Sebagai seorang muslim, kita memahami bahwa tujuan hidup adalah memperbanyak amal ibadah dan meningkatkan kualitasnya. Namun, sering kali manusia hanya terfokus pada ibadah yang tampak secara fisik semata, seperti shalat, puasa, zakat, dan ibadah wajib lainnya.
Begitu pula dengan ibadah sunnah yang sangat dianjurkan, misalnya shalat malam, yang memang memiliki keutamaan besar sebagaimana termaktub dalam surat Al-Isrā’.
Dalam limit usia yang sangat terbatas, sudah semestinya kita mempersiapkan bekal menuju akhirat sebanyak-banyaknya.

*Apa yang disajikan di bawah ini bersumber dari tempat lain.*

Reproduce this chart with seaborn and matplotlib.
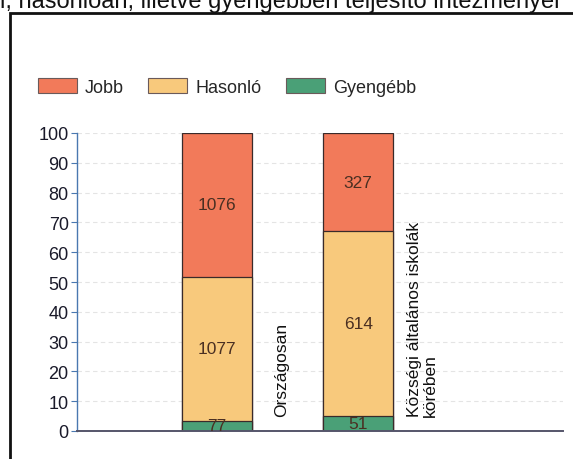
import matplotlib
matplotlib.use("Agg")
import matplotlib.pyplot as plt
from matplotlib.patches import Patch, Rectangle
import seaborn as sns
import pandas as pd
import numpy as np

# data (school counts per group)
categories = ["Országosan", "Községi általános iskolák\nkörében"]
series = ["Jobb", "Hasonló", "Gyengébb"]
jobb = [1076, 327]
hasonlo = [1077, 614]
gyengebb = [77, 51]

colors = {"Jobb": "#f27a5a", "Hasonló": "#f8c97c", "Gyengébb": "#4aa077"}

sns.set_style("white")
plt.rcParams["font.family"] = ["Liberation Sans", "DejaVu Sans"]

counts = np.array([jobb, hasonlo, gyengebb], dtype=float)
pct = counts / counts.sum(axis=0) * 100
df = pd.DataFrame({
    "cat": categories,
    "gy": pct[2],
    "ha": pct[1] + pct[2],
    "jo": pct[0] + pct[1] + pct[2],
})

fig = plt.figure(figsize=(5.73, 4.60), dpi=100)
ax = fig.add_axes([77 / 573, 1 - 432 / 460, (563 - 77) / 573, (432 - 134) / 460])

# stacked bars: draw cumulative heights from tallest to shortest
for col, name in [("jo", "Jobb"), ("ha", "Hasonló"), ("gy", "Gyengébb")]:
    sns.barplot(data=df, x="cat", y=col, ax=ax, color=colors[name], width=0.5,
                edgecolor="#3a2a2a", linewidth=0.9, saturation=1, zorder=2)

# value labels in the middle of each segment
bottoms = np.zeros(2)
for vals, p in [(gyengebb, pct[2]), (hasonlo, pct[1]), (jobb, pct[0])]:
    for i in range(2):
        ax.text(i, bottoms[i] + p[i] / 2, str(vals[i]), ha="center", va="center",
                fontsize=12.5, color="#4a2f22", zorder=3)
    bottoms = bottoms + p

# category names, rotated, to the right of each bar
for i, cat in enumerate(categories):
    ax.text(i + 0.455, 5.0, cat, rotation=90, ha="center", va="bottom",
            multialignment="left", fontsize=12.5, color="#111111", linespacing=1.0)

ax.set_xlim(-0.99, 2.45)
ax.set_ylim(0, 100)
ax.set_yticks(range(0, 101, 10))
ax.set_xticks([])
ax.set_xlabel("")
ax.set_ylabel("")
ax.tick_params(axis="y", labelsize=13, colors="#4a78b0", labelcolor="#1a1a2a",
               length=4, width=0.8, left=True, pad=2)
ax.yaxis.grid(True, color="#e4e4e4", linewidth=0.8, linestyle=(0, (4, 3)), zorder=0)
ax.set_axisbelow(True)
for s in ["top", "right"]:
    ax.spines[s].set_visible(False)
ax.spines["left"].set_color("#4a78b0")
ax.spines["left"].set_linewidth(1.0)
ax.spines["bottom"].set_color("#55556a")
ax.spines["bottom"].set_linewidth(1.4)

# legend
handles = [Patch(facecolor=colors[s], edgecolor="#6a5a5a", linewidth=0.8, label=s) for s in series]
fig.legend(handles=handles, loc="center left", bbox_to_anchor=(38 / 573, 1 - 88 / 460),
           ncol=3, frameon=False, fontsize=13, handlelength=2.15, handleheight=0.9,
           handletextpad=0.45, columnspacing=1.35, borderpad=0, borderaxespad=0)

# outer frame of the scanned box
fig.patches.append(Rectangle((10 / 573, -0.1), 1.2, 1.1 - 14 / 460,
                             transform=fig.transFigure, fill=False,
                             edgecolor="#111111", linewidth=2.0))

# clipped heading line from the page above
fig.text(0.0, 1 - 8 / 460, "l, hasonlóan, illetve gyengébben teljesítő intézményei",
         ha="left", va="baseline", fontsize=17, color="#111111")

fig.savefig("out.png", dpi=100)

Akan tetapi, terdapat sebuah kisah yang unik dari riwayat hadis. Diceritakan bahwa ada seorang sahabat yang ibadahnya tampak biasa saja, namun Rasulullah ﷺ menjaminnya sebagai penghuni surga. Hal ini membuat salah seorang sahabat lain penasaran hingga mencari tahu rahasia di baliknya.
Hadis tersebut berbunyi:
عَنْ أَنَسٍ رَضِيَ اللَّهُ عَنْهُ قَالَ: كُنَّا جُلُوسًا مَعَ رَسُولِ اللَّهِ ﷺ فَقَالَ:
يَطْلُعُ عَلَيْكُمُ الآنَ رَجُلٌ مِنْ أَهْلِ الْجَنَّةِ، فَطَلَعَ رَجُلٌ مِنَ الأَنْصَارِ تَنْطَفُ لِحْيَتُهُ مِنْ وُضُوئِهِ قَدْ عَلَّقَ نَعْلَيْهِ فِي يَدِهِ الْيُسْرَى.

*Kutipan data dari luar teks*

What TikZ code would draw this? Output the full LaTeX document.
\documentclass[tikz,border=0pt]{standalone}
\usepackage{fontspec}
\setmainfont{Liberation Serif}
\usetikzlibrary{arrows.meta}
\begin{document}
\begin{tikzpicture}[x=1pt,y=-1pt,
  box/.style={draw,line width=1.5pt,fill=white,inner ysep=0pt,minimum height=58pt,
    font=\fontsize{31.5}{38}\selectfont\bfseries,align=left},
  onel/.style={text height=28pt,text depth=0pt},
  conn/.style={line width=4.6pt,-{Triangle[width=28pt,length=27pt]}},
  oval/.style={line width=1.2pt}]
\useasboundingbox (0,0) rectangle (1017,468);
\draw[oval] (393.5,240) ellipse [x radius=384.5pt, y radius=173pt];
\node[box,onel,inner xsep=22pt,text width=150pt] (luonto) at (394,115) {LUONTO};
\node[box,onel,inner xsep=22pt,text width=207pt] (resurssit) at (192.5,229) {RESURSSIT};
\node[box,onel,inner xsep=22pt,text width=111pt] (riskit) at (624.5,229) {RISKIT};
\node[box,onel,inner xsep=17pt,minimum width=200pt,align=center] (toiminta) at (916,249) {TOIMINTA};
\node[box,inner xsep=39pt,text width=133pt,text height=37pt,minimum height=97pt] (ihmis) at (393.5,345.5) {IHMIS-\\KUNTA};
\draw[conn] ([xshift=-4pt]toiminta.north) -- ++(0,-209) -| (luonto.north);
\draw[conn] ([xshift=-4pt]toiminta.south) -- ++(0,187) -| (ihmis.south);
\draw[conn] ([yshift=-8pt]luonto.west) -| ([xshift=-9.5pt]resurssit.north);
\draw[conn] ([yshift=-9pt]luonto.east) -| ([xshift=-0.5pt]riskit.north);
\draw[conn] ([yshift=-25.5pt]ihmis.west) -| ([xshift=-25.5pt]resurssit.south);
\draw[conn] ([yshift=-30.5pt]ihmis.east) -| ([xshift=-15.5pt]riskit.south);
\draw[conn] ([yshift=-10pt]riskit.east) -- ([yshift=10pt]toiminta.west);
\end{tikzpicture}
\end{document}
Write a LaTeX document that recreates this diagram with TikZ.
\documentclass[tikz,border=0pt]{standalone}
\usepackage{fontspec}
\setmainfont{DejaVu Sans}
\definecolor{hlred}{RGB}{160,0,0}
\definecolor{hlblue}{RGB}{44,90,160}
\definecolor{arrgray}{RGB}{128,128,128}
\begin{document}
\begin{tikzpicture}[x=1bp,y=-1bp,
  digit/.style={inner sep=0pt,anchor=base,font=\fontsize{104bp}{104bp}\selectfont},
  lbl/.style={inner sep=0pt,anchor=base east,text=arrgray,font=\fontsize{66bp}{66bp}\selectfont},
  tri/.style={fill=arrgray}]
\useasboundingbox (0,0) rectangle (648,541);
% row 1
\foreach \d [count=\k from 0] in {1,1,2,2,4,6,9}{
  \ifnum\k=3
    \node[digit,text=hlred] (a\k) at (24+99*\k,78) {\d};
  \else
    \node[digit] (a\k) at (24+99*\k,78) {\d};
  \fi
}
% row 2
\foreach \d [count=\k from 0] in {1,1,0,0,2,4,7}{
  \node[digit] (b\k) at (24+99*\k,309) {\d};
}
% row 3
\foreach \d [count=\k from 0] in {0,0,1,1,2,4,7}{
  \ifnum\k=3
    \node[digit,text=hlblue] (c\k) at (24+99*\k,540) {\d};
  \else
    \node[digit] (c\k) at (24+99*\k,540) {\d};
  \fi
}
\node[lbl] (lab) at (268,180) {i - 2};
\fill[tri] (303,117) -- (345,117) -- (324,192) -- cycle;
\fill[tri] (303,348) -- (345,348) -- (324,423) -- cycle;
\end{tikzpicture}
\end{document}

فَلَمَّا كَانَ الْغَدُ قَالَ النَّبِيُّ ﷺ مِثْلَ ذَلِكَ، فَطَلَعَ ذَلِكَ الرَّجُلُ مِثْلَ الْمَرَّةِ الأُولَى.
فَلَمَّا كَانَ الْيَوْمُ الثَّالِثُ قَالَ النَّبِيُّ ﷺ مِثْلَ مَقَالَتِهِ أَيْضًا، فَطَلَعَ ذَلِكَ الرَّجُلُ عَلَى مِثْلِ حَالِهِ الأُولَى.

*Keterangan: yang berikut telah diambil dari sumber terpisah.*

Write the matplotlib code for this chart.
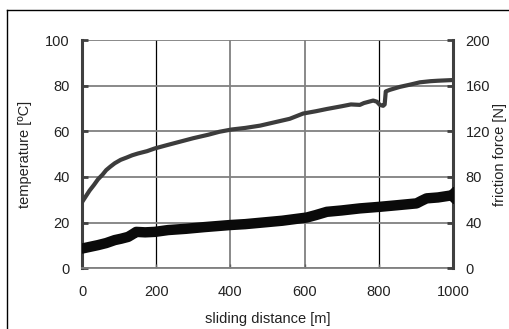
import matplotlib
matplotlib.use("Agg")
import matplotlib.pyplot as plt
from matplotlib.lines import Line2D

plt.rcParams['font.family'] = ['Liberation Sans', 'DejaVu Sans']
plt.rcParams['font.size'] = 10.5

# temperature curve (left axis)
temp_dist = [0, 10, 20, 32, 43, 55, 65, 76, 88, 104, 120, 135, 151, 175, 196, 230,
             265, 300, 340, 370, 403, 440, 480, 520, 560, 596, 630, 660, 700, 725,
             749, 760, 785, 795, 803, 812, 816, 819, 830, 857, 885, 911, 940, 960, 1000]
temp_vals = [29, 31.5, 34, 36.5, 39, 41, 43, 44.5, 46, 47.5, 48.5, 49.5, 50.3, 51.3, 52.5, 54,
             55.5, 57, 58.5, 59.8, 60.8, 61.5, 62.5, 64, 65.5, 67.8, 68.8, 69.8, 71, 71.8,
             71.6, 72.4, 73.5, 73.0, 71.6, 71.2, 71.8, 77.5, 78.2, 79.5, 80.5, 81.5, 82.0, 82.2, 82.5]

# friction force curve (right axis, N)
fric_dist = [0, 20, 43, 65, 88, 105, 124, 135, 146, 170, 196, 232, 280, 330, 399, 440,
             480, 540, 606, 630, 660, 700, 749, 780, 803, 850, 902, 915, 929, 960, 1000]
fric_vals = [17.2, 18.6, 20.2, 22, 24.6, 25.8, 27.4, 29.5, 31.8, 31.4, 31.8, 33.4, 34.5, 36, 37.8, 38.6,
             39.8, 41.6, 44.4, 46.5, 49.4, 50.6, 52.4, 53.2, 53.8, 55.2, 56.8, 59.0, 61.2, 62.0, 64]

x_ticks = [0, 200, 400, 600, 800, 1000]
temp_ticks = [0, 20, 40, 60, 80, 100]
fric_ticks = [0, 40, 80, 120, 160, 200]

fig = plt.figure(figsize=(5.10, 3.29), dpi=100)
ax = fig.add_axes([0.161, 0.185, 0.727, 0.693])
ax2 = ax.twinx()

ax.set_xlim(0, 1000)
ax.set_ylim(0, 100)
ax2.set_ylim(0, 200)
ax.set_xticks(x_ticks)
ax.set_yticks(temp_ticks)
ax2.set_yticks(fric_ticks)

# grid
ax.grid(True, color='#808080', linewidth=1.3)
ax.set_axisbelow(True)
for i, gl in enumerate(ax.get_xgridlines()):
    if x_ticks[i] in (200, 800):
        gl.set_color('black')
        gl.set_linewidth(0.9)

ax.plot(temp_dist, temp_vals, color='#3c3c3c', linewidth=3, solid_capstyle='round', zorder=3)
ax2.plot(fric_dist, fric_vals, color='#0a0a0a', linewidth=7.5, solid_capstyle='round',
         solid_joinstyle='round', zorder=3)
ax2.plot(fric_dist[-1:], fric_vals[-1:], marker='D', color='#0a0a0a', markersize=8, zorder=4)

for a in (ax, ax2):
    for s in a.spines.values():
        s.set_visible(False)
ax.spines['left'].set_visible(True)
ax.spines['left'].set_color('#404040')
ax.spines['left'].set_linewidth(2.2)
ax.spines['bottom'].set_visible(True)
ax.spines['bottom'].set_color('#808080')
ax.spines['bottom'].set_linewidth(1.3)
ax2.spines['right'].set_visible(True)
ax2.spines['right'].set_color('#404040')
ax2.spines['right'].set_linewidth(2.2)

ax.tick_params(axis='y', direction='in', length=4, width=2, color='#404040', pad=9,
               labelcolor='#222222')
ax.tick_params(axis='x', direction='in', length=3, width=1, color='#606060', pad=12.5,
               labelcolor='#222222')
ax2.tick_params(axis='y', direction='in', length=4, width=2, color='#404040', pad=9,
                labelcolor='#222222')

ax.set_xlabel('sliding distance [m]', color='#222222', labelpad=9)
ax.set_ylabel('temperature [ºC]', color='#222222', labelpad=9)
ax2.set_ylabel('friction force [N]', color='#222222', labelpad=2)

# outer frame (partially cut off at right/bottom)
fig.add_artist(Line2D([7 / 510, 7 / 510], [0, 319 / 329], color='black', linewidth=1.0))
fig.add_artist(Line2D([7 / 510, 1], [319 / 329, 319 / 329], color='black', linewidth=1.0))

fig.savefig('out.png', dpi=100)
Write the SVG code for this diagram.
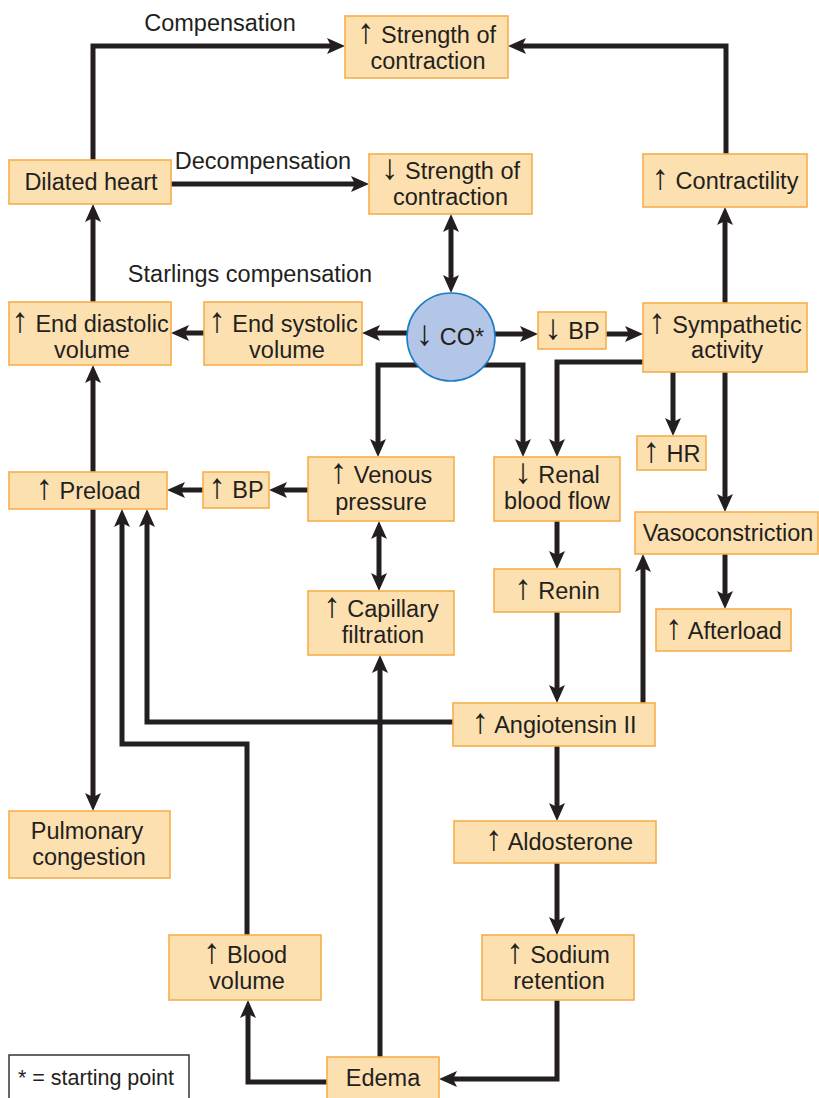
<svg xmlns="http://www.w3.org/2000/svg" width="819" height="1098" viewBox="0 0 819 1098">
<style>
.box{fill:#fde0b0;stroke:#f6ae4c;stroke-width:1.6}
.t{font-family:"Liberation Sans",Arial,"DejaVu Sans",sans-serif;font-size:23.5px;fill:#231f20;text-anchor:middle}
.ar{font-size:35px}
.lbl{font-family:"Liberation Sans",Arial,"DejaVu Sans",sans-serif;font-size:23.5px;fill:#231f20;text-anchor:middle}
.c{fill:none;stroke:#231f20;stroke-width:5;stroke-linejoin:miter}
.a{marker-end:url(#ah)}
.b{marker-start:url(#ah);marker-end:url(#ah)}
</style>
<defs>
<marker id="ah" viewBox="0 0 18 16" refX="10" refY="8" markerWidth="18" markerHeight="16" markerUnits="userSpaceOnUse" orient="auto-start-reverse">
<path d="M0,0 L18,8 L0,16 L4,8 z" fill="#231f20"/>
</marker>
</defs>
<rect width="819" height="1098" fill="#ffffff"/>

<g id="connectors">
<path class="c a" d="M93,160 V46 H337"/>
<path class="c a" d="M171,184 H361"/>
<path class="c a" d="M726,154 V46 H516"/>
<path class="c b" d="M451,222 V285"/>
<path class="c a" d="M725,303 V215"/>
<path class="c a" d="M410,333 H370"/>
<path class="c a" d="M204,333 H179"/>
<path class="c a" d="M93,302 V212"/>
<path class="c a" d="M492,334 H530"/>
<path class="c a" d="M606,334 H635"/>
<path class="c a" d="M430,365 H378 V449"/>
<path class="c a" d="M470,365 H523 V449"/>
<path class="c a" d="M643,362 H557 V449"/>
<path class="c a" d="M673,372 V428"/>
<path class="c a" d="M725,372 V504"/>
<path class="c a" d="M725,554 V601"/>
<path class="c a" d="M308,490 H277"/>
<path class="c a" d="M203,490 H175"/>
<path class="c b" d="M379,529 V583"/>
<path class="c a" d="M557,521 V561"/>
<path class="c a" d="M557,612 V695"/>
<path class="c a" d="M643,703 V562"/>
<path class="c a" d="M453,722 H147 V517"/>
<path class="c a" d="M247,935 V744 H122 V517"/>
<path class="c a" d="M93,472 V373"/>
<path class="c a" d="M93,509 V803"/>
<path class="c a" d="M380,1057 V663"/>
<path class="c a" d="M327,1082 H248 V1008"/>
<path class="c a" d="M557,746 V813"/>
<path class="c a" d="M557,863 V927"/>
<path class="c a" d="M557,1000 V1079 H447"/>
</g>

<g id="labels">
<text class="lbl" x="220" y="31">Compensation</text>
<text class="lbl" x="263" y="169">Decompensation</text>
<text class="lbl" x="250" y="282">Starlings compensation</text>
</g>

<g id="strength-up"><rect class="box" x="345" y="16" width="163" height="62"/>
<text class="t" x="426.5" y="43"><tspan class="ar">↑</tspan> Strength of</text><text class="t" x="428" y="69">contraction</text></g>

<g id="dilated-heart"><rect class="box" x="9" y="160" width="162" height="44"/>
<text class="t" x="91" y="190">Dilated heart</text></g>

<g id="strength-down"><rect class="box" x="369" y="154" width="163" height="60"/>
<text class="t" x="450.5" y="179"><tspan class="ar">↓</tspan> Strength of</text><text class="t" x="450.5" y="205">contraction</text></g>

<g id="contractility"><rect class="box" x="643" y="154" width="164" height="53"/>
<text class="t" x="725" y="189"><tspan class="ar">↑</tspan> Contractility</text></g>

<g id="edv"><rect class="box" x="9" y="302" width="162" height="63"/>
<text class="t" x="90" y="332"><tspan class="ar">↑</tspan> End diastolic</text><text class="t" x="92" y="358">volume</text></g>

<g id="esv"><rect class="box" x="204" y="302" width="158" height="63"/>
<text class="t" x="283" y="332"><tspan class="ar">↑</tspan> End systolic</text><text class="t" x="287" y="358">volume</text></g>

<g id="co"><circle cx="451" cy="337" r="44" fill="#b3c6e7" stroke="#1f7dc4" stroke-width="1.6"/>
<text class="t" x="450" y="345"><tspan class="ar">↓</tspan> CO*</text></g>

<g id="bp-down"><rect class="box" x="538" y="312" width="68" height="37"/>
<text class="t" x="572" y="339"><tspan class="ar">↓</tspan> BP</text></g>

<g id="sympathetic"><rect class="box" x="643" y="303" width="164" height="69"/>
<text class="t" x="725" y="333"><tspan class="ar">↑</tspan> Sympathetic</text><text class="t" x="727" y="358">activity</text></g>

<g id="hr"><rect class="box" x="637" y="436" width="69" height="34"/>
<text class="t" x="671.5" y="462"><tspan class="ar">↑</tspan> HR</text></g>

<g id="preload"><rect class="box" x="9" y="472" width="158" height="37"/>
<text class="t" x="88" y="499"><tspan class="ar">↑</tspan> Preload</text></g>

<g id="bp-up"><rect class="box" x="203" y="472" width="66" height="36"/>
<text class="t" x="236" y="498"><tspan class="ar">↑</tspan> BP</text></g>

<g id="venous"><rect class="box" x="308" y="457" width="146" height="64"/>
<text class="t" x="381" y="483"><tspan class="ar">↑</tspan> Venous</text><text class="t" x="381" y="510">pressure</text></g>

<g id="renal"><rect class="box" x="494" y="457" width="126" height="64"/>
<text class="t" x="557" y="483"><tspan class="ar">↓</tspan> Renal</text><text class="t" x="557" y="509">blood flow</text></g>

<g id="vaso"><rect class="box" x="635" y="512" width="183" height="42"/>
<text class="t" x="728" y="541">Vasoconstriction</text></g>

<g id="capillary"><rect class="box" x="308" y="591" width="146" height="64"/>
<text class="t" x="381" y="617"><tspan class="ar">↑</tspan> Capillary</text><text class="t" x="383" y="643">filtration</text></g>

<g id="renin"><rect class="box" x="494" y="569" width="126" height="43"/>
<text class="t" x="557" y="599"><tspan class="ar">↑</tspan> Renin</text></g>

<g id="afterload"><rect class="box" x="656" y="609" width="135" height="42"/>
<text class="t" x="723.5" y="639"><tspan class="ar">↑</tspan> Afterload</text></g>

<g id="angiotensin"><rect class="box" x="453" y="703" width="202" height="43"/>
<text class="t" x="554" y="733"><tspan class="ar">↑</tspan> Angiotensin II</text></g>

<g id="pulmonary"><rect class="box" x="9" y="811" width="161" height="67"/>
<text class="t" x="87" y="839">Pulmonary</text><text class="t" x="89" y="865">congestion</text></g>

<g id="aldosterone"><rect class="box" x="454" y="821" width="202" height="42"/>
<text class="t" x="559" y="850"><tspan class="ar">↑</tspan> Aldosterone</text></g>

<g id="blood-volume"><rect class="box" x="169" y="935" width="152" height="65"/>
<text class="t" x="245" y="963"><tspan class="ar">↑</tspan> Blood</text><text class="t" x="247" y="989">volume</text></g>

<g id="sodium"><rect class="box" x="482" y="935" width="152" height="65"/>
<text class="t" x="558" y="963"><tspan class="ar">↑</tspan> Sodium</text><text class="t" x="559" y="989">retention</text></g>

<g id="edema"><rect class="box" x="327" y="1057" width="112" height="44"/>
<text class="t" x="383" y="1086">Edema</text></g>

<g id="legend"><rect x="9" y="1055" width="180" height="46" fill="#ffffff" stroke="#333333" stroke-width="1.5"/>
<text x="18" y="1085" font-family="'Liberation Sans',Arial,sans-serif" font-size="21.5" fill="#231f20">* = starting point</text></g>
</svg>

فَلَمَّا قَامَ النَّبِيُّ ﷺ تَبِعَهُ عَبْدُ اللَّهِ بْنُ عَمْرِو بْنِ الْعَاصِ، فَقَالَ: إِنِّي لاَحَيْتُ أَبِي فَأَقْسَمْتُ أَنْ لاَ أَدْخُلَ عَلَيْهِ ثَلاَثًا، فَإِنْ رَأَيْتَ أَنْ تُؤْوِيَنِي إِلَيْكَ حَتَّى تَمْضِيَ ثَلاَثٌ فَعَلْتَ.
قَالَ: نَعَمْ.
قَالَ أَنَسٌ: فَكَانَ عَبْدُ اللَّهِ يُحَدِّثُ أَنَّهُ بَاتَ عِنْدَهُ ثَلاَثَ لَيَالٍ فَلَمْ يَرَهُ يَقُومُ مِنَ اللَّيْلِ شَيْئًا غَيْرَ أَنَّهُ إِذَا تَعَارَّ وَتَقَلَّبَ عَلَى فِرَاشِهِ ذَكَرَ اللَّهَ عَزَّ وَجَلَّ وَكَبَّرَ حَتَّى يَقُومَ لِصَلاَةِ الْفَجْرِ.
قَالَ عَبْدُ اللَّهِ: غَيْرَ أَنِّي لَمْ أَسْمَعْهُ يَقُولُ إِلاَّ خَيْرًا.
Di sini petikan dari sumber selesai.